Humboldt State has no direct input on chancellor search committees
No one from Humboldt State University sits on the search or advisory committees for the next CSU chancellor, and the closest forum to give feedback to the committee is in Sacramento.
“It’s roughly a dozen people on these committees combined, and unfortunately,” CSU Senior Director of Public Affairs Mike Uhlenkamp said. “Unfortunately we’re not able to get that far north because of the travel considerations.”
The CSU Board of Trustees has appointed a search committee and an advisory committee to select the next chancellor. The search committee includes the Board of Trustees Chairman Adam Day, the vice-chair, current CSU Chancellor Timothy White and eight other trustees.
The stakeholder committee includes two CSU faculty representatives, a staff representative, a student representative, an alumni representative and two campus president representatives. These representatives hail from Sonoma State, San Francisco State, CSU Sacramento, San Diego State, CSU San Marcos, California Polytechnic San Luis Obispo and Cal Poly Pomona.
“There isn’t currently anyone from HSU on those committees,” HSU Communications Specialist Grant Scott-Goforth wrote in an email.
The two committees are currently undergoing what they are calling a “listening tour” to gather feedback for the search process.
“It’s a fairly tight group and so they went with, for all intents and purposes, the leaders from those groups,” Uhlenkamp said.
Four public forums at Sacramento State, CSU East Bay, the Chancellor’s Office and Cal Poly Pomona were held on Nov. 12, 13, 20 and 22, respectively. Two more public forums were held on Dec. 3 and 5 at CSU San Marcos and Fresno State.
All of the forums can be streamed or viewed online, where you can also submit feedback.
“We are 23 campuses, one university,” Uhlenkamp said. “So we’re looking for everyone to provide some sort of feedback. And everyone’s going to have different forms of feedback, and one of the great things about the University is that we’re so diverse and so different.”
White announced his plan to retire on Oct. 22. He has served as chancellor since 2012 and will remain chancellor until the end of the 2019-2020 academic year.
White, a first-generation Argentinian-American, most notably launched in 2015 the Graduation Initiative 2025, a CSU-wide push to increase graduation rates.
According to CSU data, graduation rates are currently at all-time highs. Four-year graduation rates for first-time college students have risen from 19% in 2015 to 27% in 2019, and six-year graduation rates have risen from 57% in 2015 to 62% in 2019.
“The Board of Trustees is very pleased with the current direction of the University,” Uhlenkamp said. “And by direction, I refer to the fact that enrollment is close to an all-time high, graduation rates are at all-time highs, the funding from the state of California is at an all-time high. The dollars that we receive from donors is also at an all-time high—so it’s effectively a golden age of being a CSU student. So they want to maintain that trajectory.”

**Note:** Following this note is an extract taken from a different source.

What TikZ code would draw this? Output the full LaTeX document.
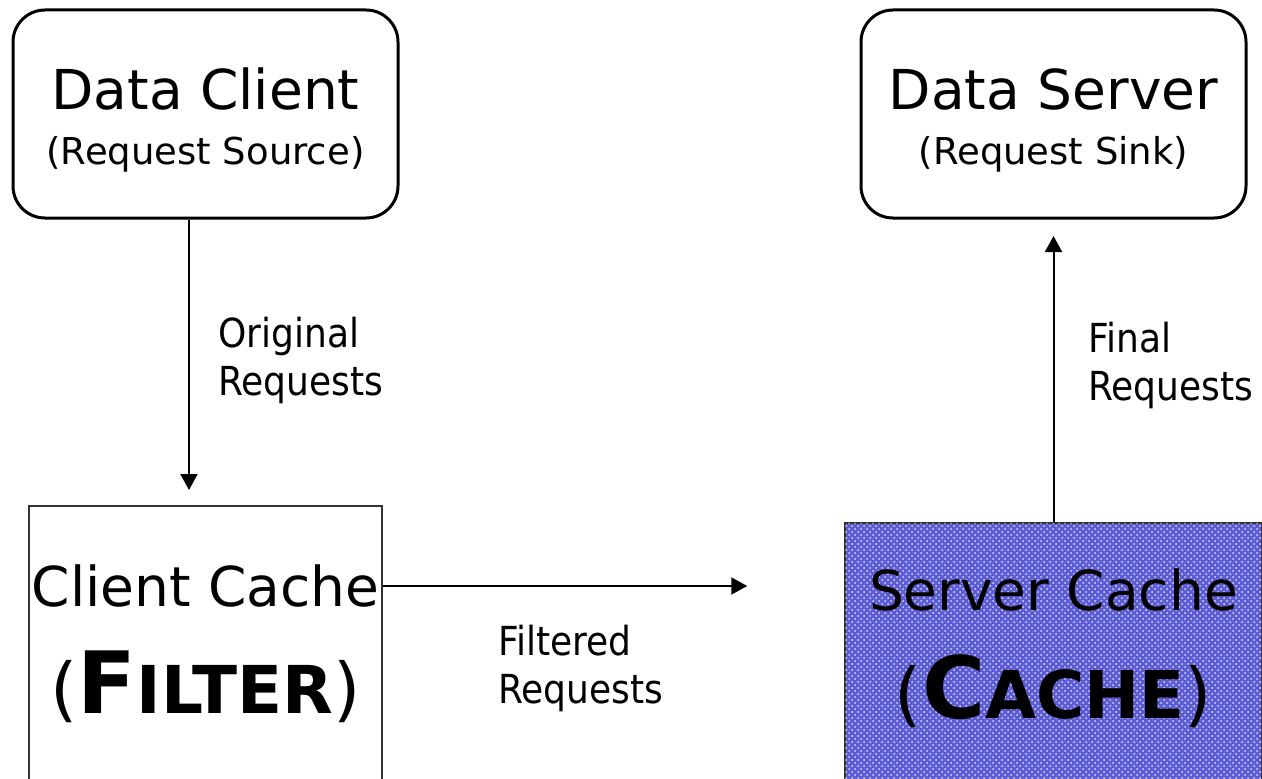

Uhlenkamp said the committees will take the feedback they receive over the next two months to make a position description and then use that to gather a pool of candidates. Following multiple rounds of interviews, the committees will choose a group of finalists to be interviewed by the full 25-person Board of Trustees.
Uhlenkamp said the committees want someone who can maintain the current CSU trajectory while also bringing their own vision. As for the longevity of the next chancellor, Uhlenkamp said current higher education leaders tend to serve for shorter lengths than in the past.
“While, yes, we do want to have consistency, I don’t think that there is a specific number put on how long they want this individual to serve for,” Uhlenkamp said.
On Nov. 20, the California Faculty Association wrote an open letter to the CSU Board of Trustees detailing its desires for the next chancellor.
The letter began by asking for a chancellor dedicated to student success.
“More than using students as photo opportunities, we need a Chancellor who will do whatever it takes to secure what students need to succeed,” the letter said. “Knowing that success means more than four-year graduation rates, our new Chancellor should be committed to helping students follow their own paths unfettered.”
The letter went on to call out the lack of labor representation in the stakeholder committee, calling it “a serious oversight.”
“We need a leader who will change the toxic culture of disrespect for labor at the CSU, and value the work of all employees who serve the system,” the letter said.
The letter ended with a request for an open search process allowing participation.
“We look forward to working with a new Chancellor who will partner with us in these efforts,” the letter concluded.
The committees expect to select the next chancellor by summer 2020.